Айнур Султан в других обстоятельствах никогда бы не сказала того, что сказала после, но в ней накопилось столько обиды и боли от непонимания ее матерью, что она не смогла сдержать себя.

– Вы так отчаянно стремились занять ее место, верно? Жаждали стать матерью нам с Османом, превратиться в единственную и любимую женщину повелителя. Мне жаль, что ничего из этого вам не удалось. Вы никогда в полной мере не замените ее ни в моем сердце, ни в сердце отца. И то, что ему больно даже просто смотреть на меня, говорит лишь об одном: он так и не смог ее забыть. И любил все эти годы лишь ее, а вы… Вы лишь одна из его попыток забыть мою мать. И большим стать не способны.

Ее настолько сильно поразили и ранили эти слова, что перед взором Бельгин Султан словно пролегла красная пелена. В своей вспышке гнева она не успела толком осознать, что произошло, как вдруг услышала звук хлесткой пощечины, а после чей-то болезненный вскрик и звон разбившегося стекла.

Женщина в ужасе прижала ударившую дочь ладонь ко рту и зажала ею его, увидев, что Айнур Султан, совершенно не ожидавшая от нее удара, не удержалась на ногах и упала на пол, случайно задев рукой резервуар с водой, где плавали ее рыбки. Он разлился, коснувшись пола, и рассыпался сотнями сверкающих осколков.

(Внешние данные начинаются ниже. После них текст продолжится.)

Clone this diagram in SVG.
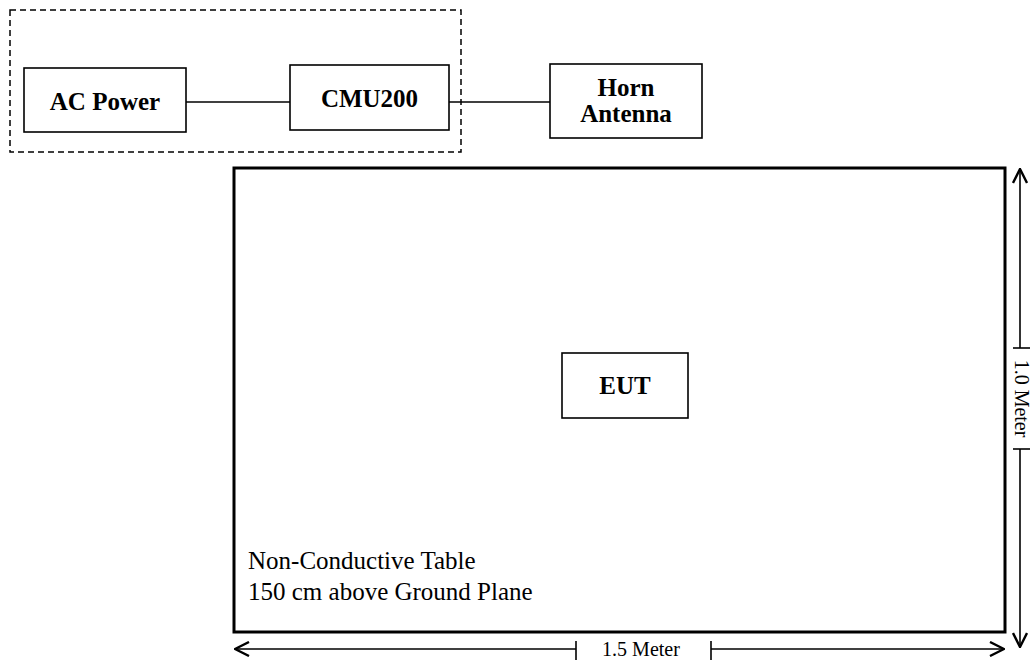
<svg xmlns="http://www.w3.org/2000/svg" width="1034" height="663" viewBox="0 0 1034 663">
<style>
.box{fill:#fff;stroke:#000;stroke-width:1.6}
.lbl{font-family:"Liberation Serif",serif;font-weight:bold;font-size:25px;text-anchor:middle;fill:#000}
.txt{font-family:"Liberation Serif",serif;font-size:25px;fill:#000}
.dim{font-family:"Liberation Serif",serif;font-size:20px;fill:#000;text-anchor:middle}
.ln{stroke:#000;stroke-width:1.6;fill:none}
</style>
<defs>
<marker id="ah" viewBox="0 0 16 16" refX="15" refY="8" markerWidth="16" markerHeight="16" markerUnits="userSpaceOnUse" orient="auto-start-reverse">
<path d="M1,1 L15,8 L1,15" fill="none" stroke="#000" stroke-width="2.4"/>
</marker>
</defs>
<g id="equipment-group">
<rect x="10" y="10" width="451" height="142" fill="none" stroke="#000" stroke-width="1.5" stroke-dasharray="6,4"/>
</g>
<g id="table">
<rect x="234" y="168" width="771" height="464" fill="#fff" stroke="#000" stroke-width="3"/>
<text class="txt" x="248" y="569">Non-Conductive Table</text>
<text class="txt" x="248" y="600">150 cm above Ground Plane</text>
</g>
<g id="connectors">
<line class="ln" x1="186" y1="102" x2="290" y2="102"/>
<line class="ln" x1="449" y1="102" x2="550" y2="102"/>
</g>
<g id="ac-power">
<rect class="box" x="24" y="68" width="162" height="64"/>
<text class="lbl" x="105" y="110">AC Power</text>
</g>
<g id="cmu200">
<rect class="box" x="290" y="65" width="159" height="65"/>
<text class="lbl" x="369.5" y="107">CMU200</text>
</g>
<g id="horn-antenna">
<rect class="box" x="550" y="64" width="152" height="74"/>
<text class="lbl" x="626" y="96">Horn</text>
<text class="lbl" x="626" y="122">Antenna</text>
</g>
<g id="eut">
<rect class="box" x="562" y="353" width="126" height="65"/>
<text class="lbl" x="625" y="394">EUT</text>
</g>
<g id="dimensions">
<line class="ln" x1="1020" y1="169" x2="1020" y2="348" marker-start="url(#ah)"/>
<line class="ln" x1="1020" y1="449" x2="1020" y2="647" marker-end="url(#ah)"/>
<line class="ln" x1="1013" y1="348" x2="1030" y2="348"/>
<line class="ln" x1="1013" y1="449" x2="1030" y2="449"/>
<text class="dim" transform="translate(1022,398.5) rotate(90)" y="7">1.0 Meter</text>
<line class="ln" x1="235" y1="649" x2="576" y2="649" marker-start="url(#ah)"/>
<line class="ln" x1="711" y1="649" x2="1004" y2="649" marker-end="url(#ah)"/>
<line class="ln" x1="576" y1="641" x2="576" y2="660"/>
<line class="ln" x1="711" y1="641" x2="711" y2="660"/>
<text class="dim" x="641" y="656">1.5 Meter</text>
</g>
</svg>
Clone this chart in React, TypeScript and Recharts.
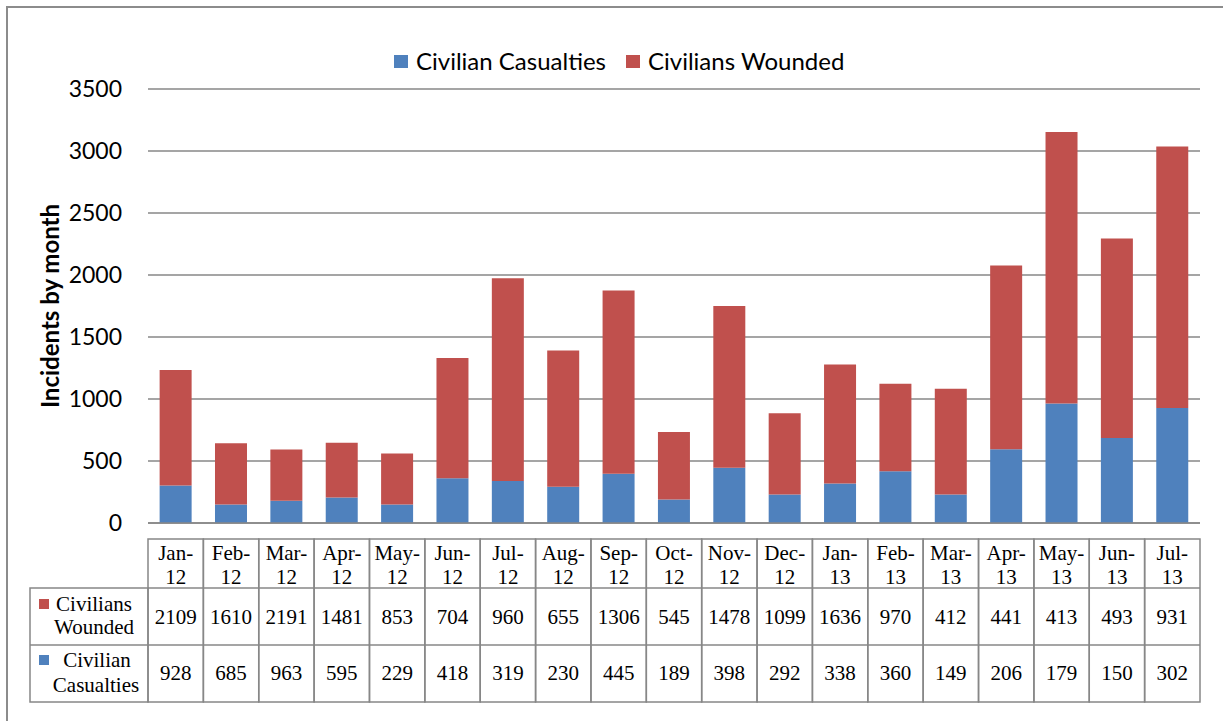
import React from 'react'
import { BarChart, Bar, XAxis, YAxis, CartesianGrid } from 'recharts'

// Bar values
const MONTHS = [
  'Jan-12', 'Feb-12', 'Mar-12', 'Apr-12', 'May-12', 'Jun-12', 'Jul-12', 'Aug-12', 'Sep-12', 'Oct-12',
  'Nov-12', 'Dec-12', 'Jan-13', 'Feb-13', 'Mar-13', 'Apr-13', 'May-13', 'Jun-13', 'Jul-13',
]
const CASUALTIES = [302, 150, 179, 206, 149, 360, 338, 292, 398, 189, 445, 230, 319, 418, 229, 595, 963, 685, 928]
const WOUNDED = [931, 493, 413, 441, 412, 970, 1636, 1099, 1478, 545, 1306, 655, 960, 704, 853, 1481, 2191, 1610, 2109]

// Numbers as printed in the data table under the chart
const TABLE_WOUNDED = [2109, 1610, 2191, 1481, 853, 704, 960, 655, 1306, 545, 1478, 1099, 1636, 970, 412, 441, 413, 493, 931]
const TABLE_CASUALTIES = [928, 685, 963, 595, 229, 418, 319, 230, 445, 189, 398, 292, 338, 360, 149, 206, 179, 150, 302]

const Y_TICKS = [0, 500, 1000, 1500, 2000, 2500, 3000, 3500]

const BLUE = '#4f81bd'
const RED = '#c0504d'
const GRID = '#878787'
const SANS = 'Lato, "Open Sans", sans-serif'
const SERIF = '"Liberation Serif", "Times New Roman", serif'

const PLOT_LEFT = 148
const PLOT_RIGHT = 1200
const BAND = (PLOT_RIGHT - PLOT_LEFT) / MONTHS.length

const data = MONTHS.map((m, i) => ({
  month: m,
  casualties: CASUALTIES[i],
  wounded: WOUNDED[i],
}))

function TableTick(props: any) {
  const { x, y, payload, index } = props
  const [mon, yr] = String(payload.value).split('-')
  const left = x - BAND / 2
  const txt = { fontFamily: SERIF, fontSize: 21, fill: '#000', textAnchor: 'middle' as const }
  return (
    <g>
      <rect x={left} y={y + 16} width={BAND} height={163} fill="none" stroke={GRID} strokeWidth={1.5} />
      <line x1={left} x2={left + BAND} y1={y + 65} y2={y + 65} stroke={GRID} strokeWidth={1.5} />
      <line x1={left} x2={left + BAND} y1={y + 122} y2={y + 122} stroke={GRID} strokeWidth={1.5} />
      <text x={x} y={y + 37} {...txt}>{mon}-</text>
      <text x={x} y={y + 61} {...txt}>{yr}</text>
      <text x={x} y={y + 101} {...txt}>{TABLE_WOUNDED[index]}</text>
      <text x={x} y={y + 157} {...txt}>{TABLE_CASUALTIES[index]}</text>
      {index === 0 && (
        <g>
          <rect x={30} y={y + 65} width={left - 30} height={114} fill="none" stroke={GRID} strokeWidth={1.5} />
          <line x1={30} x2={left} y1={y + 122} y2={y + 122} stroke={GRID} strokeWidth={1.5} />
          <rect x={39} y={y + 76} width={10} height={10} fill={RED} />
          <text x={94} y={y + 88} {...txt}>Civilians</text>
          <text x={94} y={y + 111} {...txt}>Wounded</text>
          <rect x={39} y={y + 132} width={10} height={10} fill={BLUE} />
          <text x={97} y={y + 144} {...txt}>Civilian</text>
          <text x={96} y={y + 169} {...txt}>Casualties</text>
        </g>
      )}
    </g>
  )
}

function LegendBox() {
  const items = [
    { label: 'Civilian Casualties', color: BLUE },
    { label: 'Civilians Wounded', color: RED },
  ]
  return (
    <div
      style={{
        position: 'absolute', top: 46, left: 394, display: 'flex', gap: 20,
        fontFamily: SANS, fontSize: 24, lineHeight: '30px', whiteSpace: 'nowrap',
      }}
    >
      {items.map(it => (
        <span key={it.label} style={{ display: 'flex', alignItems: 'center', gap: 8 }}>
          <span style={{ width: 14, height: 13, background: it.color, display: 'inline-block' }} />
          {it.label}
        </span>
      ))}
    </div>
  )
}

export default function App() {
  return (
    <div style={{ position: 'absolute', left: 0, top: 0, width: 1223, height: 721, background: '#fff', overflow: 'hidden' }}>
      <svg width={1223} height={721} style={{ position: 'absolute', left: 0, top: 0 }}>
        <rect x={7} y={7} width={1240} height={740} fill="none" stroke="#8c8c8c" strokeWidth={2} />
      </svg>
      <div style={{ position: 'absolute', left: 0, top: 0 }}>
        <BarChart
          width={1223}
          height={721}
          data={data}
          margin={{ top: 89, right: 1223 - PLOT_RIGHT, bottom: 8, left: PLOT_LEFT - 70 }}
          barCategoryGap="21%"
        >
          <CartesianGrid vertical={false} stroke={GRID} strokeWidth={1.5} />
          <XAxis
            dataKey="month"
            axisLine={{ stroke: GRID, strokeWidth: 1.5 }}
            tickLine={false}
            tickSize={0}
            tickMargin={0}
            height={190}
            interval={0}
            tick={<TableTick />}
          />
          <YAxis
            width={70}
            domain={[0, 3500]}
            ticks={Y_TICKS}
            axisLine={false}
            tickLine={false}
            tickSize={0}
            tickMargin={26}
            tick={{ fontFamily: SANS, fontSize: 23, fill: '#000' }}
            label={{
              value: 'Incidents by month',
              angle: -90,
              position: 'center',
              dx: -63,
              style: { fontFamily: SANS, fontSize: 24, fontWeight: 700, fill: '#000', textAnchor: 'middle' },
            }}
          />
          <Bar dataKey="casualties" stackId="a" fill={BLUE} isAnimationActive={false} />
          <Bar dataKey="wounded" stackId="a" fill={RED} isAnimationActive={false} />
        </BarChart>
      </div>
      <LegendBox />
    </div>
  )
}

Среди них, задыхаясь, забились две красивые рыбки – красная с золотым отливом и черная с золотыми полосками. Их предсмертная агония не продлилась долго. Вскоре они омертвели под невыносимо печальным и беспомощным взглядом Айнур Султан, которая так и сидела на полу среди осколков с намокшим от разлившейся на нее воды платьем.

– Айнур, я… – Бельгин Султан с чувством вины наклонилась было к ней, но почему-то остановилась, понимая, что ее порыв не найдет отклика. – Я не хотела…

– Оставьте меня, – раздался пугающий своей пустотой голос Айнур Султан, на белоснежном лице которой особенно четко обрисовался покрасневший след пощечины.

Не зная, что ей делать, Бельгин Султан постояла пару мгновений, смотря на потерянную дочь, а после, глотая слезы, ушла с ужасным ощущением того, что им уже никогда не поправить то, что сегодня разбилось.